At the end of May, Microsoft released the Windows 8 Release Preview. There has clearly been a lot of work under the covers in this latest version. I did an in-place migration and it went very smoothly. The only option was to perform a reload and ‘keep nothing’. As with other Microsoft OS upgrades, the installer moved the previous version to Windows.old folder. I was easily able to retrieve downloads, etc. that had been saved. Initial thoughts are that the latest version is more stable and feels like a finished product. The App Store works well and there are quite a few games, news readers, etc. available. The included Mail app works well connected to Gmail or an Exchange server. Note: annoying feature – the preview of the Mail app does not allow the mail account password to be changed. You must remove the account and re-add. I am sure this will be fixed in the final release.
As mentioned, Microsoft has updated Visual Studio in parallel with Windows 8. This has now been announced as Visual Studio 2012 and will be available in several favors as in the past. This includes Blend for Visual Studio which is an app design tool focused on creating the UI. Visual designers should find this more friendly than working directly in VS.
Windows 8 vs. iOS
To be fair, it is tough to compare all tablet/slate devices to an iPad. I will certainly try…
First off, this release from Microsoft seems to be the first real touch-based desktop OS. While there is a ‘real’ traditional desktop behind the start screen the real magic is in the metro-style start screen. This has been referred to as NUI or natural user interface. It takes about 5 seconds to get used to the swipe-able start screen. The icons are either static or live tiles. The live tiles show app data, for lack of a better word in the tile before the app is opened. For example, new emails will cycle through on the tile. Kinda cool. Windows 8 is also designed to be more ‘connected’. You can choose the option to associate your Microsoft Live account to the OS login. Users of SkyDrive or OneNote, to name a few apps, will find this helpful.
I believe where Windows 8 departs from the typical tablet OS is that it is still a fully functioning desktop OS. By selecting the appropriate tablet, corporate IT departments could offer this as a desktop/laptop replacement. While the original Samsung Series 7 Slate does not have 3/4G, other and future models will. There are USB slots available, front and rear cameras, SD card reader, HDMI output and other useful functions that are not available on the iPad (today). iOS 6 which is scheduled to be released this fall appears to offer a lot of new functionality, but the hardware is still what it is. The Samsung Series 7 is also a bit more expensive. A 64GB Samsung is about $950 and a 64GB iPad 3 is $849.
Bottom line thoughts: for the mobile user that carries a laptop and an iOS device today, a Windows 8 tablet could be a suitable replacement.

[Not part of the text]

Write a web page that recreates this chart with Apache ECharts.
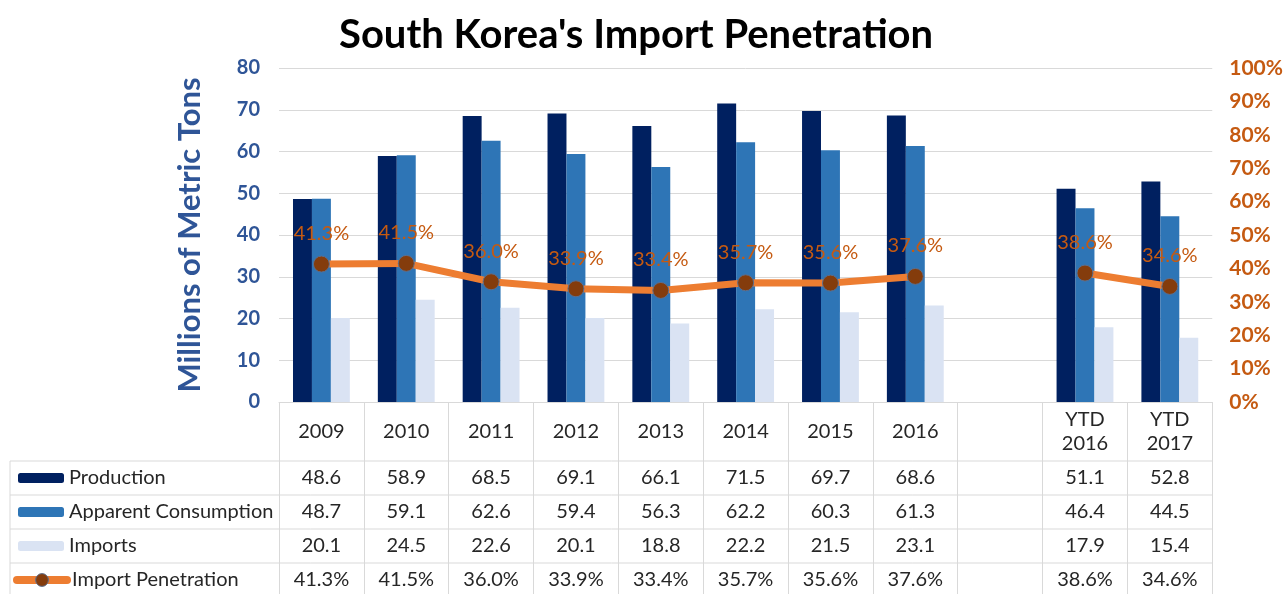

Monday (6/18/2012) Microsoft announced that the company will be releasing an in-house developed tablet designed for Windows 8. With this move, MS is officially targeting the iPad market.
I have been using the Samsung Slate 7 with the general release on Windows 8 since it was released in October. I have MS Office 2013 installed as well. The application performance is very good. I am working to get my hands on tablet hardware designed specifically for Windows 8. I still would not rush out and load it on standard desktop (non-touch screen) hardware. It has been very interesting to be part of a team that is working to develop a mobile touch app.